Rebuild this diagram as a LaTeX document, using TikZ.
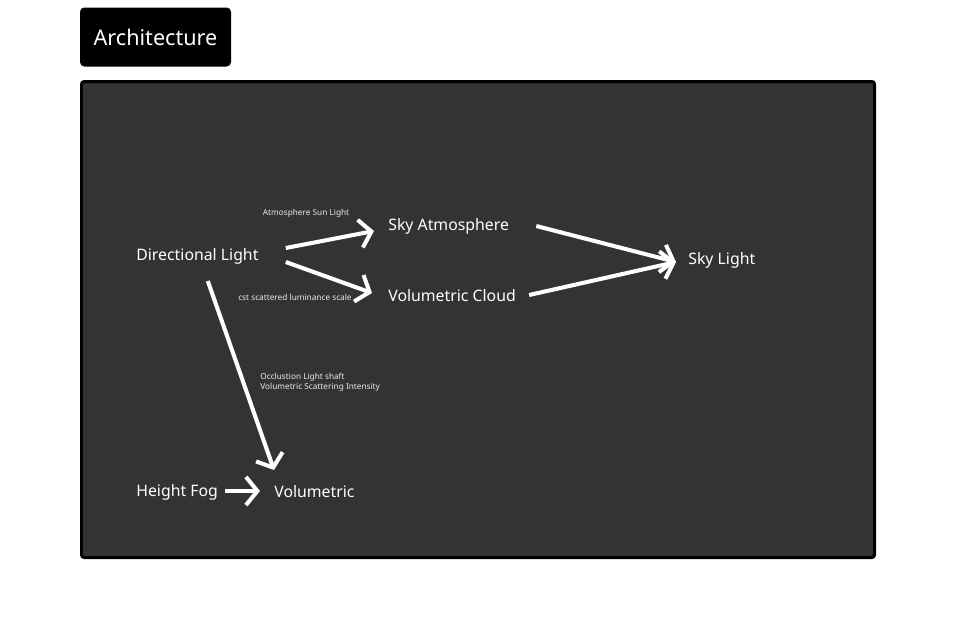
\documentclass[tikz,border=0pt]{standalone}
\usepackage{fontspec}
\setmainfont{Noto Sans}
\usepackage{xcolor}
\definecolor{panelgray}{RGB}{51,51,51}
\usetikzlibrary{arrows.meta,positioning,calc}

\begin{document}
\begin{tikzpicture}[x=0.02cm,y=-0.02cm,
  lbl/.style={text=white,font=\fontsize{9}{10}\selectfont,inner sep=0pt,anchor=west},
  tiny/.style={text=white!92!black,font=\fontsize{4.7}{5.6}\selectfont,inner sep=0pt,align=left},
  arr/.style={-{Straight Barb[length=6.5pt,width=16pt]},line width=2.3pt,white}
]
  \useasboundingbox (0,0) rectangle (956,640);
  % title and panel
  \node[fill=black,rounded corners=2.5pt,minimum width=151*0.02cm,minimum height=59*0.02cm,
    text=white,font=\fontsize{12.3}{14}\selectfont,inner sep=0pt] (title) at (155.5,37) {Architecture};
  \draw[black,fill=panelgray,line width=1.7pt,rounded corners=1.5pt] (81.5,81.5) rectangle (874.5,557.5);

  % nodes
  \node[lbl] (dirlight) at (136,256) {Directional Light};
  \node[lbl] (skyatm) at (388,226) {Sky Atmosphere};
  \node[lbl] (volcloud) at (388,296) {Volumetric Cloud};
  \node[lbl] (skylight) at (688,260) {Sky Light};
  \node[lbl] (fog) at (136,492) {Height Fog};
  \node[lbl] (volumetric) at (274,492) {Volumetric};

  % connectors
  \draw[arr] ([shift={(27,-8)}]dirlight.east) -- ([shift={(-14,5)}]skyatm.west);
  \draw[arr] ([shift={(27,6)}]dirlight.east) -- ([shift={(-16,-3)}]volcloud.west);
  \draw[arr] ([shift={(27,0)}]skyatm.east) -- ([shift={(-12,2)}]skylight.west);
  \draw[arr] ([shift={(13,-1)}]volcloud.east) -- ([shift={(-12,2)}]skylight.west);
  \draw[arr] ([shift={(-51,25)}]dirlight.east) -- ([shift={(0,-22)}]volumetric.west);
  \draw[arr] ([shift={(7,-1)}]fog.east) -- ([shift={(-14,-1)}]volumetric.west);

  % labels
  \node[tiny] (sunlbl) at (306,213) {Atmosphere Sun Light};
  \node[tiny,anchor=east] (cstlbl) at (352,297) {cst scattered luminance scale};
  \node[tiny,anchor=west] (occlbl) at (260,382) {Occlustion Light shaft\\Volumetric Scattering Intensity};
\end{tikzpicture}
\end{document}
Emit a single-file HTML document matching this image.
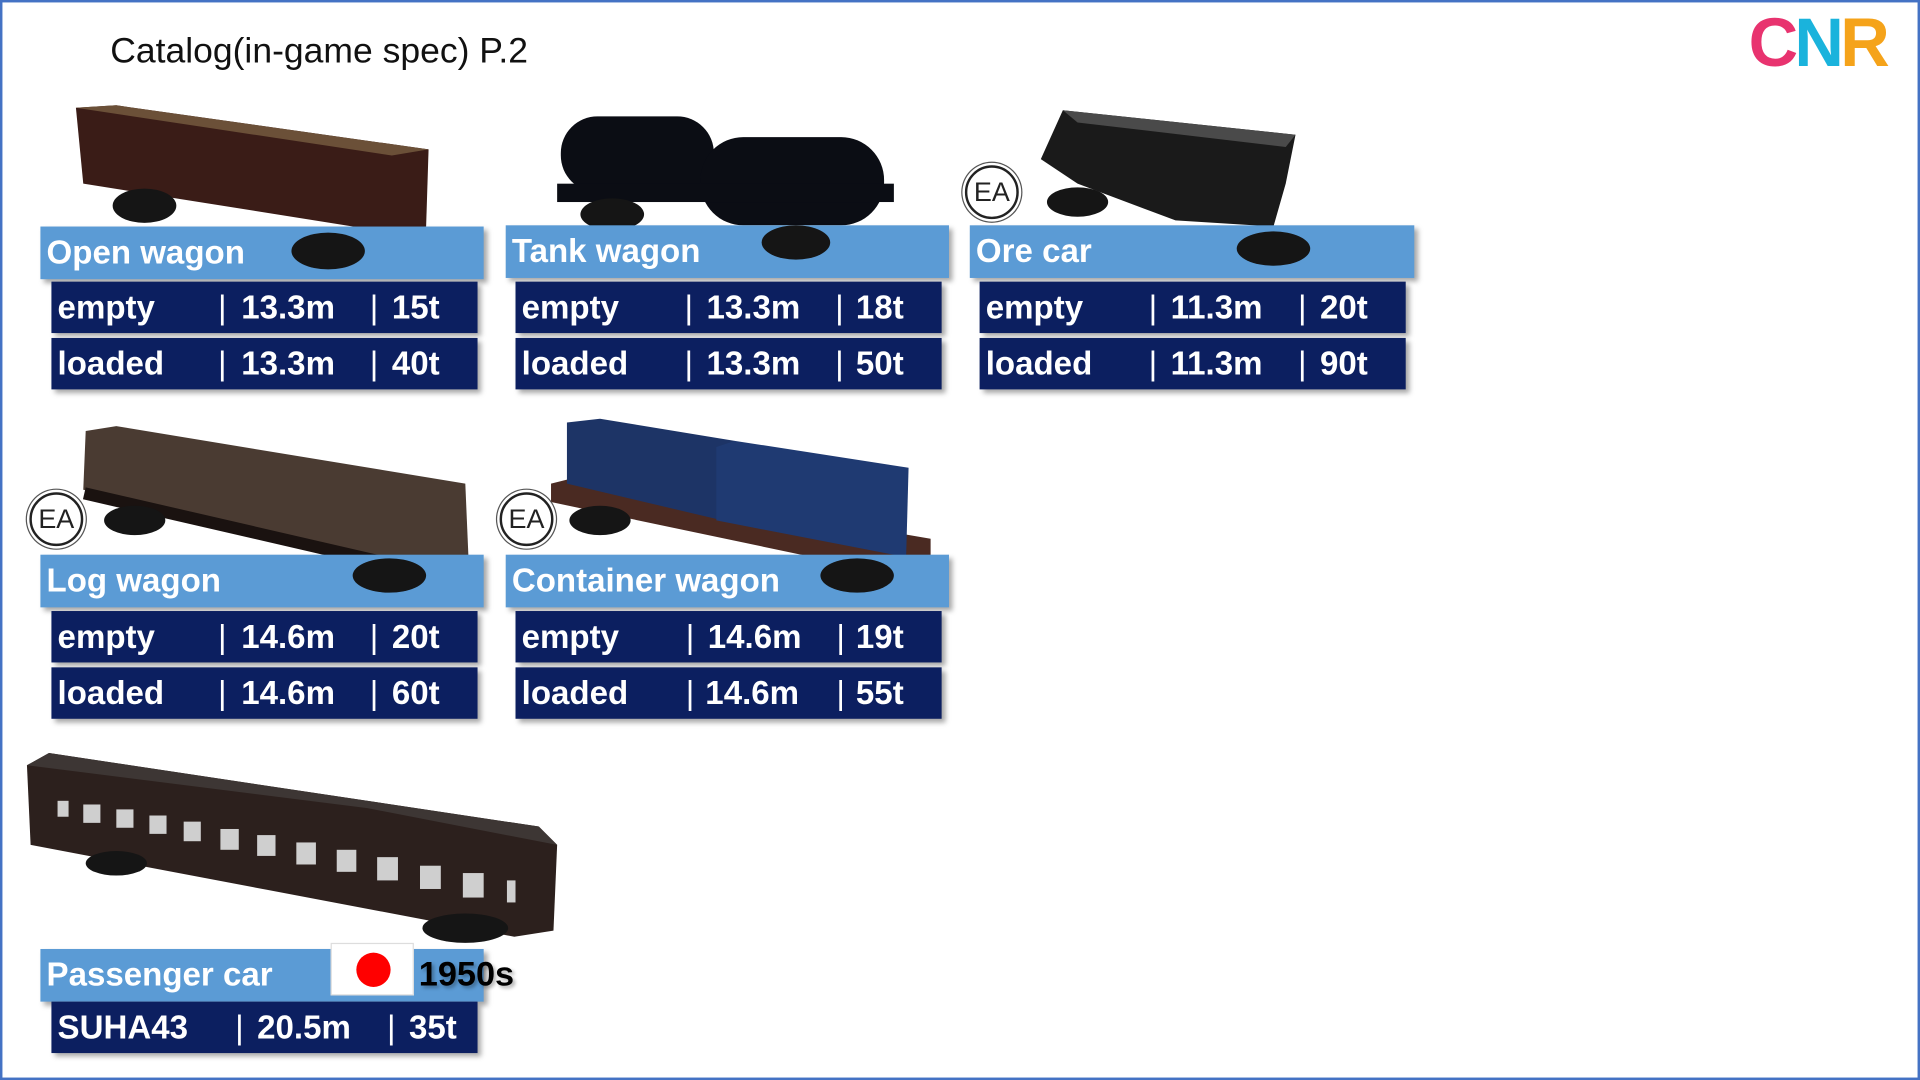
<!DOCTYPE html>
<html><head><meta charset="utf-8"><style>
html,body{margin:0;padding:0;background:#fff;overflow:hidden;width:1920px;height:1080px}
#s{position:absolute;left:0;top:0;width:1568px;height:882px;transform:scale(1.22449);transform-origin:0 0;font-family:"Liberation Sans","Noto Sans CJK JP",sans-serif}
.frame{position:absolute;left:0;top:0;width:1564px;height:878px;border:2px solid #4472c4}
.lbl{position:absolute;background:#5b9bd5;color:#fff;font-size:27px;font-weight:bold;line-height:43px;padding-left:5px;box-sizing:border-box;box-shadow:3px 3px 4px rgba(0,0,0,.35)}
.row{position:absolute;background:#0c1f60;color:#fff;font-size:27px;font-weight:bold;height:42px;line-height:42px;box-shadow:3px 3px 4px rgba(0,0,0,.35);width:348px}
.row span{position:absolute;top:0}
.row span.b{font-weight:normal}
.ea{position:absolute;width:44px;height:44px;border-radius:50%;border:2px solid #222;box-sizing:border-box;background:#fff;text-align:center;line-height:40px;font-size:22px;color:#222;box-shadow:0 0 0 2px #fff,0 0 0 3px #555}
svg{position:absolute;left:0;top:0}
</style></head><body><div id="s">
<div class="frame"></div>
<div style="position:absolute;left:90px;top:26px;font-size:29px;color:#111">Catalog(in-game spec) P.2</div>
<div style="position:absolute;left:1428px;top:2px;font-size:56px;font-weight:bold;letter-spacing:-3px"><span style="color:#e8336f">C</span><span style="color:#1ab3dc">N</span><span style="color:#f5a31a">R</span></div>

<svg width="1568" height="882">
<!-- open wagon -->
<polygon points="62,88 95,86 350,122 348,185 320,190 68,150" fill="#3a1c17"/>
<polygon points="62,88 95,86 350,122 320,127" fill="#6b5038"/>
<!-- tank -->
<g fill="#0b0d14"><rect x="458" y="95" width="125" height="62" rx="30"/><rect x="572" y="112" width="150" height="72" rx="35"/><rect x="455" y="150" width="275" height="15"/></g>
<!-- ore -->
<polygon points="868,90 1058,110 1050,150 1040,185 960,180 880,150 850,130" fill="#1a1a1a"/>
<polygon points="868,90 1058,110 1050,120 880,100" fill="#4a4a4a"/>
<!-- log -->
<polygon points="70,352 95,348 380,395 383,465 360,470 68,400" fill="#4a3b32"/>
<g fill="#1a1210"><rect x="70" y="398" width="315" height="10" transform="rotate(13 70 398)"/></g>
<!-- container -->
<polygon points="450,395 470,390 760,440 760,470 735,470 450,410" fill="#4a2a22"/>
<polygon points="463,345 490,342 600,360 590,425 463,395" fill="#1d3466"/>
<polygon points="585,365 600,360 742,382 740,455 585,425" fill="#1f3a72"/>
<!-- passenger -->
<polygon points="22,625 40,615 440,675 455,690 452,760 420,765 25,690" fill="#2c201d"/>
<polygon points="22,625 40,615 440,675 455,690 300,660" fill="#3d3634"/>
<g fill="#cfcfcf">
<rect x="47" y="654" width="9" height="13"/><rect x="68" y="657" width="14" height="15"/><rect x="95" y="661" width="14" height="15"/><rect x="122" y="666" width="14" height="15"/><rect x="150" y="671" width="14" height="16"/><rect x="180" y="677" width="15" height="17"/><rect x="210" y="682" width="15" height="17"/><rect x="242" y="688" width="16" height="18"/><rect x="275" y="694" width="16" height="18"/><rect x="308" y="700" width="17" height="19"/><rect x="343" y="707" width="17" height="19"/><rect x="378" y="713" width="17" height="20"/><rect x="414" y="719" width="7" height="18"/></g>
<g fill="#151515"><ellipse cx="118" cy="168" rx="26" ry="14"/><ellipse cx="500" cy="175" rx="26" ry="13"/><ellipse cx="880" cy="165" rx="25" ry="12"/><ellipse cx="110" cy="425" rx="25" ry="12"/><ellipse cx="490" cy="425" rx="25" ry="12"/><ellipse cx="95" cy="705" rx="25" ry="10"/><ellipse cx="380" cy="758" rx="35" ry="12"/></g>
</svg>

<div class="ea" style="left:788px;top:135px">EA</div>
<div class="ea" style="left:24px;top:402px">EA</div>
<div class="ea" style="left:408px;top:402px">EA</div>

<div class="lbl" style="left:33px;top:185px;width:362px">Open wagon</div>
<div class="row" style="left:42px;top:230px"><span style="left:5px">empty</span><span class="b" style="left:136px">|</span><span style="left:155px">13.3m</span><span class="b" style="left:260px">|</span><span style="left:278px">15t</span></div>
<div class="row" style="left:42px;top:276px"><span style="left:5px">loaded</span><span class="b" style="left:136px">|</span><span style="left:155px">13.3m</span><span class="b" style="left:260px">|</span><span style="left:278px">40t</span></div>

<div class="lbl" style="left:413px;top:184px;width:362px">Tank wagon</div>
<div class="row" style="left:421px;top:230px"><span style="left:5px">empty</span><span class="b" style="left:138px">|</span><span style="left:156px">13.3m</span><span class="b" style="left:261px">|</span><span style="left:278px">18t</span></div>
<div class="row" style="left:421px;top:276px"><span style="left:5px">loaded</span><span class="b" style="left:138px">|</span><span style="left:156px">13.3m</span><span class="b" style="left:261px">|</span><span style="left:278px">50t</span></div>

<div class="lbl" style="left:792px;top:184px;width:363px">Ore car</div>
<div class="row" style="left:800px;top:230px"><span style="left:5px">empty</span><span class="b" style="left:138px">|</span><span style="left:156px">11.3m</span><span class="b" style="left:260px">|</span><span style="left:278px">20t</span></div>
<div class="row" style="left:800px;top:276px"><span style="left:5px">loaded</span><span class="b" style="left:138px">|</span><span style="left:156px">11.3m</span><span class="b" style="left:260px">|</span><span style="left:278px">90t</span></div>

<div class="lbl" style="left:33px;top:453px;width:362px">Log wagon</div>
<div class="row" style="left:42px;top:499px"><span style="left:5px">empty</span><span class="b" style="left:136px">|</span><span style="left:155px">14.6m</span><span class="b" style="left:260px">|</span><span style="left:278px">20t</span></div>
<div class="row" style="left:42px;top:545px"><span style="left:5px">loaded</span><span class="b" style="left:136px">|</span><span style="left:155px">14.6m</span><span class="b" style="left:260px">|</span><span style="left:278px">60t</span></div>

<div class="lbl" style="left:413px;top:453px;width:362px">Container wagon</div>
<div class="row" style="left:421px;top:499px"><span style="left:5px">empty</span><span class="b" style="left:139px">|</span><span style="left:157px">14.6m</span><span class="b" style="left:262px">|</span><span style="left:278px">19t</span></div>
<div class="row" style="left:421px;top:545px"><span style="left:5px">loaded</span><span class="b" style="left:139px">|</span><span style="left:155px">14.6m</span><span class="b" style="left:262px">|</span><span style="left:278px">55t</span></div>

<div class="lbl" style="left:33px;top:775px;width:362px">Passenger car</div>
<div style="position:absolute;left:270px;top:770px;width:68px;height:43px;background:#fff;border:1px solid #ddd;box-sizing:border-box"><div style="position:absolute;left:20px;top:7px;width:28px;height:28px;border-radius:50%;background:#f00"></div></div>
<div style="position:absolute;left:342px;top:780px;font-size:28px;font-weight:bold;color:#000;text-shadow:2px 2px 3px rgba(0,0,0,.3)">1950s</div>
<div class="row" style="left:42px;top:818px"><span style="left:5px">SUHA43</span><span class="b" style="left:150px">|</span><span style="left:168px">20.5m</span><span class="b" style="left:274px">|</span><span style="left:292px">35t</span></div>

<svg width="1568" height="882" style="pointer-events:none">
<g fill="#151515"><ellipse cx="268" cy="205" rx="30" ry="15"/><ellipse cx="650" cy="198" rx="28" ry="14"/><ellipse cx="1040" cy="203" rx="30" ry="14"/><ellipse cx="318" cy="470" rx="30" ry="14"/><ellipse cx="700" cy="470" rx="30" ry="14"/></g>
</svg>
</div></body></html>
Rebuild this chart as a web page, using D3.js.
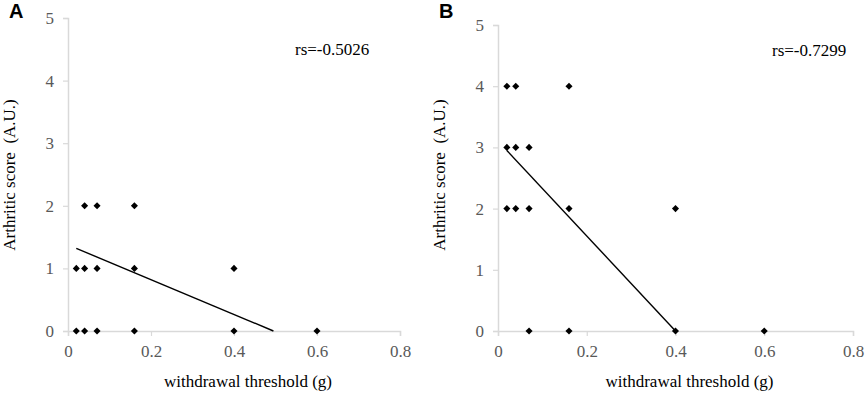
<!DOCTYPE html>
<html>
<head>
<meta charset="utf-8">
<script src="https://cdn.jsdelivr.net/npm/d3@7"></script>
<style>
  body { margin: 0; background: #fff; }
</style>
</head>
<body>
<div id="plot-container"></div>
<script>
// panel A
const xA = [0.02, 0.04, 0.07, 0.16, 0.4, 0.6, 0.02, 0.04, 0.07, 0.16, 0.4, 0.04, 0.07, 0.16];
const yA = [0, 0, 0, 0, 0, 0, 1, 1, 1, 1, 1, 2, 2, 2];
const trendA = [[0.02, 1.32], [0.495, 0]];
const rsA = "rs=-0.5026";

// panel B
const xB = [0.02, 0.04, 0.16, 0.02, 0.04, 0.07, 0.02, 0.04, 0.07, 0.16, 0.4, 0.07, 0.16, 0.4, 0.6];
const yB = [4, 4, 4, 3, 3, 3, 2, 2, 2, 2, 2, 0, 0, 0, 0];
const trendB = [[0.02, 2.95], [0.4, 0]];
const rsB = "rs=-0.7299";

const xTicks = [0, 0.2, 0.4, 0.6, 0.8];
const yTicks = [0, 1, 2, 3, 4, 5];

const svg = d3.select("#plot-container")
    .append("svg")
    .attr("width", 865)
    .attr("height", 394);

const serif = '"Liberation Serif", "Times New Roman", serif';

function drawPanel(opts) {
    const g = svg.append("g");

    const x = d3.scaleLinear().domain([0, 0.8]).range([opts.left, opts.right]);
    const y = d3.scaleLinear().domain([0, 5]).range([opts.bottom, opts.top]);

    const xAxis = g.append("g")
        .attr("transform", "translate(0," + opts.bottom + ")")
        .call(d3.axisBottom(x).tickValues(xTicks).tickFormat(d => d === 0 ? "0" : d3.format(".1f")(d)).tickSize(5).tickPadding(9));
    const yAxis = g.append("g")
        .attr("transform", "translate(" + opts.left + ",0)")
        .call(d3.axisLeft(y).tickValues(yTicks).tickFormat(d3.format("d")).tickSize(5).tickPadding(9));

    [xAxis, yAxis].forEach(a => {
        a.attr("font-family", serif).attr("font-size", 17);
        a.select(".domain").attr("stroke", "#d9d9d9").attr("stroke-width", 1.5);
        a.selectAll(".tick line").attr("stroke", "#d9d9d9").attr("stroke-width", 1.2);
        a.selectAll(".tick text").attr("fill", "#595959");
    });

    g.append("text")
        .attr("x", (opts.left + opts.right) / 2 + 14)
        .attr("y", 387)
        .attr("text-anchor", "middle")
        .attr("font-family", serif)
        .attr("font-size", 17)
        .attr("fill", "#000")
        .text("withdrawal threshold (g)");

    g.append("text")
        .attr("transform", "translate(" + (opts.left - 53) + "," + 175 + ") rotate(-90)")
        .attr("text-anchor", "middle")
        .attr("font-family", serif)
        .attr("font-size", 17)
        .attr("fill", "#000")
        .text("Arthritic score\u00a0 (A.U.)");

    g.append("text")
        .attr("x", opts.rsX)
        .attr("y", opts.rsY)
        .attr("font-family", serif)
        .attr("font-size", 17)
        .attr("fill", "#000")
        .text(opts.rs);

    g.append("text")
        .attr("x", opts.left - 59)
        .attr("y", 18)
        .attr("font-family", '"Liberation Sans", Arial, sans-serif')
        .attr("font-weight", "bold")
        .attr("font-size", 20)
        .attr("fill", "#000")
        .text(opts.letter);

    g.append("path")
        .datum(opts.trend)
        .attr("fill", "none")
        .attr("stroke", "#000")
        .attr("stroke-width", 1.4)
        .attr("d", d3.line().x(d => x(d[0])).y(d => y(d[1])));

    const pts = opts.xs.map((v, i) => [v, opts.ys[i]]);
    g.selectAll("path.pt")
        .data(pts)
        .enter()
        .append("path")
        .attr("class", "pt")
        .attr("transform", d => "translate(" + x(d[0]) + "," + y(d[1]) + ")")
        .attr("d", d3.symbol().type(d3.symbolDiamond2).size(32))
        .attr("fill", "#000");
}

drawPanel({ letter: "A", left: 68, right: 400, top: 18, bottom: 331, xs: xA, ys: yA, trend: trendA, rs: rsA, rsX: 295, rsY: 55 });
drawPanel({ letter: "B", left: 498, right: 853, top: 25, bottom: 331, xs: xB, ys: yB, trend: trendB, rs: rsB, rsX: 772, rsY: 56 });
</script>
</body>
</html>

━━━━━━━━━━

(EXERCISE DESCRIPTION)
Without the pictures, return the listing above from its first line through the line that has "(81.5,81.5) rectangle (874.5,557.5);".

(SOLUTION BELOW)
Rebuild this diagram as a LaTeX document, using TikZ.
\documentclass[tikz,border=0pt]{standalone}
\usepackage{fontspec}
\setmainfont{Noto Sans}
\usepackage{xcolor}
\definecolor{panelgray}{RGB}{51,51,51}
\usetikzlibrary{arrows.meta,positioning,calc}

\begin{document}
\begin{tikzpicture}[x=0.02cm,y=-0.02cm,
  lbl/.style={text=white,font=\fontsize{9}{10}\selectfont,inner sep=0pt,anchor=west},
  tiny/.style={text=white!92!black,font=\fontsize{4.7}{5.6}\selectfont,inner sep=0pt,align=left},
  arr/.style={-{Straight Barb[length=6.5pt,width=16pt]},line width=2.3pt,white}
]
  \useasboundingbox (0,0) rectangle (956,640);
  % title and panel
  \node[fill=black,rounded corners=2.5pt,minimum width=151*0.02cm,minimum height=59*0.02cm,
    text=white,font=\fontsize{12.3}{14}\selectfont,inner sep=0pt] (title) at (155.5,37) {Architecture};
  \draw[black,fill=panelgray,line width=1.7pt,rounded corners=1.5pt] (81.5,81.5) rectangle (874.5,557.5);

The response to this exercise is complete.